Video Transcript


Up to 75% Faster Maintenances with Heroku Postgres and Redis Premium Plans

As outlined in a previous blog post, Heroku Data services undergo routine maintenances for security and patching. In this post, we describe the process used to minimize downtime for Heroku Postgres and Heroku Redis premium ‘High Availability’ plans and how we optimized the process to perform up to 75% faster.

Data Services Architecture

High availability plans for Postgres and Redis are designed to have two database instances running at the same time. One is a writeable primary database server and the other is a read-only hidden standby. Since the standby is hidden, customers cannot access it during normal operations.


Before starting a planned maintenance, we do our best to ensure that your standby is fully caught up with your primary.

During the maintenance, we replace the primary with its standby (now new primary), and tell your app to start to connecting to the new primary instead of the old one. We then build a new standby in the background. If your app attempts to write to the old primary after the old standby unfollows it, you may experience lost writes. The most critical part of the maintenance is ensuring your app connects and writes to the proper database instance.

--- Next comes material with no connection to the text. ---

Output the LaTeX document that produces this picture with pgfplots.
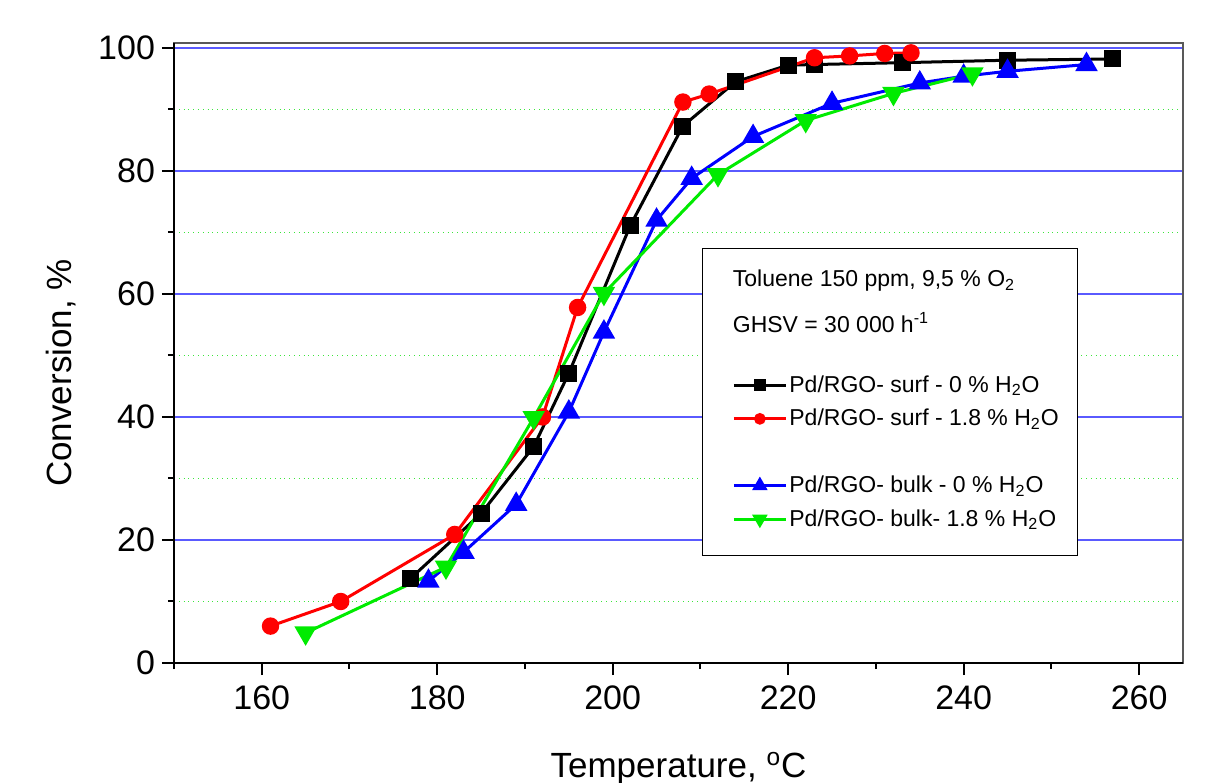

The Old Way of Controlling Writes During a Maintenance

In the past, we changed the config var in your app so that your DATABASE_URL would point to the standby and trigger an app restart to ensure that your app reconnected to the read-only standby. While this is happening, your primary could still accept writes and replicate them to the standby.


During the rolling restart of your app’s dynos, you could have apps connecting to both database instances. To ensure that lost writes are minimized, we would terminate the primary instance. Any long-running transactions are given time to complete as the database instance shuts down safely. The maintenance then needs to pause long enough to ensure that any writes are replicated from the shutting down primary to the standby.

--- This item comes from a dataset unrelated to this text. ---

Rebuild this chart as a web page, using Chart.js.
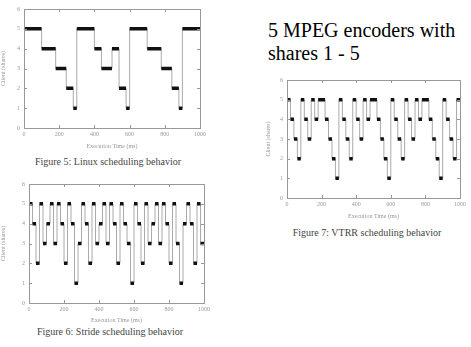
<!DOCTYPE html>
<html>
<head>
<meta charset="utf-8">
<script src="https://cdn.jsdelivr.net/npm/chart.js@4.4.1/dist/chart.umd.min.js"></script>
<style>
  body { margin: 0; background: #fff; width: 471px; height: 347px; position: relative; overflow: hidden; }
  canvas { position: absolute; }
  .cap { position: absolute; font-family: "Liberation Serif", serif; font-size: 10px; color: #444; white-space: nowrap; transform: translateX(-50%); }
  #title { position: absolute; left: 268px; top: 19px; font-family: "Liberation Serif", serif; font-size: 20px; line-height: 23px; color: #000; }
</style>
</head>
<body>
<div id="title">5 MPEG encoders with<br>shares 1 - 5</div>
<canvas id="linux" style="left:0;top:0"></canvas>
<canvas id="stride" style="left:0;top:172px"></canvas>
<canvas id="vtrr" style="left:265px;top:70px"></canvas>
<div class="cap" style="left:108px;top:156px">Figure 5: Linux scheduling behavior</div>
<div class="cap" style="left:110px;top:326px">Figure 6: Stride scheduling behavior</div>
<div class="cap" style="left:367px;top:227px">Figure 7: VTRR scheduling behavior</div>
<script>
// data
const quantumMs = 20;
const endMs = 1000;
const xTicks = [0, 200, 400, 600, 800, 1000];
const yTicks = [0, 1, 2, 3, 4, 5, 6];

// Linux: runs (start time in ms, client)
const linuxStart = [0, 100, 180, 240, 280, 300, 400, 440, 500, 540, 580, 600, 700, 780, 840, 880, 900];
const linuxClient = [5, 4, 3, 2, 1, 5, 4, 3, 4, 2, 1, 5, 4, 3, 2, 1, 5];

// Stride / VTRR: client per 20 ms quantum
const strideClient = [5, 4, 2, 5, 3, 4, 5, 3, 5, 4, 2, 5, 4, 1, 3,
                      5, 4, 2, 5, 3, 4, 5, 3, 5, 4, 2, 5, 4, 3, 1,
                      5, 4, 2, 5, 3, 4, 5, 3, 5, 4, 2, 5, 3, 1, 4,
                      5, 4, 2, 5, 3];
const vtrrClient = [5, 4, 3, 2, 5, 4, 3, 5, 4, 5, 5, 4, 3, 2, 1,
                    5, 4, 3, 2, 5, 4, 3, 5, 4, 5, 5, 4, 3, 2, 1,
                    5, 4, 3, 2, 5, 4, 3, 5, 4, 5, 5, 4, 3, 2, 1,
                    5, 4, 3, 2, 5];

// turn a per-quantum sequence into runs
function toRuns(seq) {
    const starts = [], clients = [];
    seq.forEach((c, i) => {
        if (i === 0 || c !== seq[i - 1]) {
            starts.push(i * quantumMs);
            clients.push(c);
        }
    });
    return { starts, clients };
}

// inward ticks + frame, gnuplot style
const framePlugin = {
    id: 'frame',
    afterDraw(chart) {
        const { ctx, chartArea: a, scales } = chart;
        ctx.save();
        ctx.strokeStyle = '#999';
        ctx.lineWidth = 1;
        ctx.strokeRect(a.left + 0.5, a.top + 0.5, a.right - a.left, a.bottom - a.top);
        ctx.beginPath();
        xTicks.forEach(v => {
            const px = Math.round(scales.x.getPixelForValue(v)) + 0.5;
            ctx.moveTo(px, a.bottom); ctx.lineTo(px, a.bottom - 3);
            ctx.moveTo(px, a.top); ctx.lineTo(px, a.top + 3);
        });
        yTicks.forEach(v => {
            const py = Math.round(scales.y.getPixelForValue(v)) + 0.5;
            ctx.moveTo(a.left, py); ctx.lineTo(a.left + 3, py);
            ctx.moveTo(a.right, py); ctx.lineTo(a.right - 3, py);
        });
        ctx.stroke();
        ctx.restore();
    }
};

function makeChart(id, w, h, starts, clients, box) {
    const el = document.getElementById(id);
    el.width = w; el.height = h;
    el.style.width = w + 'px'; el.style.height = h + 'px';

    const step = starts.map((s, i) => ({ x: s, y: clients[i] }));
    step.push({ x: endMs, y: clients[clients.length - 1] });

    const runs = [];
    starts.forEach((s, i) => {
        const e = i + 1 < starts.length ? starts[i + 1] : endMs;
        runs.push({ x: s, y: clients[i] }, { x: e, y: clients[i] }, { x: e, y: null });
    });

    const tickFont = { family: 'Liberation Serif', size: 6 };
    return new Chart(el, {
        type: 'line',
        data: {
            datasets: [
                { data: runs, borderColor: '#111', borderWidth: 3.5, pointRadius: 0, spanGaps: false },
                { data: step, stepped: true, borderColor: '#aaa', borderWidth: 1, pointRadius: 0 }
            ]
        },
        options: {
            responsive: false,
            animation: false,
            layout: { padding: { top: box.top, right: box.right, left: 0, bottom: 0 } },
            plugins: { legend: { display: false }, tooltip: { enabled: false } },
            scales: {
                x: {
                    type: 'linear', min: 0, max: endMs,
                    afterBuildTicks: s => { s.ticks = xTicks.map(v => ({ value: v })); },
                    afterFit: s => { s.height = box.xh; },
                    grid: { display: false, drawTicks: false }, border: { display: false },
                    ticks: { color: '#999', font: tickFont, padding: 3, maxRotation: 0, callback: v => String(v) },
                    title: { display: true, text: 'Execution Time (ms)', color: '#999', font: tickFont, padding: { top: 2, bottom: 0 } }
                },
                y: {
                    type: 'linear', min: 0, max: 6,
                    afterBuildTicks: s => { s.ticks = yTicks.map(v => ({ value: v })); },
                    afterFit: s => { s.width = box.yw; },
                    grid: { display: false, drawTicks: false }, border: { display: false },
                    ticks: { color: '#999', font: tickFont, padding: 4 },
                    title: { display: true, text: 'Client (shares)', color: '#999', font: tickFont, padding: 0 }
                }
            }
        },
        plugins: [framePlugin]
    });
}

makeChart('linux', 210, 150, linuxStart, linuxClient, { top: 9, right: 10, xh: 22, yw: 24 });
const s = toRuns(strideClient);
makeChart('stride', 214, 152, s.starts, s.clients, { top: 12, right: 10, xh: 21, yw: 29 });
const v = toRuns(vtrrClient);
makeChart('vtrr', 206, 150, v.starts, v.clients, { top: 10, right: 11, xh: 22, yw: 22 });
</script>
</body>
</html>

Once the primary is shutdown, the standby can stop following the primary, exit read-only mode, and become the new primary. At this point, your app should no longer see errors connecting to the new primary. The maintenance then finishes cleanup and builds a new standby to follow the new primary.

The New Way of Controlling Writes During a Maintenance

As mentioned above, the old way waits for the primary to safely shutdown, which means downtime can be extended by long-running transactions.

The new method immediately redirects any new connections to the new primary/old standby, which ensures that no connections are made to the old primary. We then kill any existing connections to the old primary. Your app may see connection errors at that point, but any reconnections safely move to the new primary. The ensuing rolling restart of your app correctly points all dynos to the standby.


Now that any connections to the old primary are redirected, we know that no further writes can be written to the old primary. It is safe for the old standby to unfollow the old primary, exit read-only mode, and become the new primary. We can now safely perform the unfollow step much quicker than in the past. We also gain additional control over the steps of the maintenance and ensure that tail latencies are greatly reduced.

The New Way Is Up to 75% Faster

This new approach brings significant improvements to the most critical and potentially problematic parts of maintenances. As a result, we now see maintenances for HA data services complete in 15-40 seconds, a big improvement on the 60 seconds or more required before. Heroku’s own internal databases now use this behavior for performing maintenances, and we’ve reduced customer impact to the point that in many cases we can act without advance notice.

Best of all, this is now the default behavior for maintenances on Heroku Postgres and Heroku Redis databases with Premium, Private, or Shield plans. As always, we are constantly working to minimize the downtime caused by maintenances.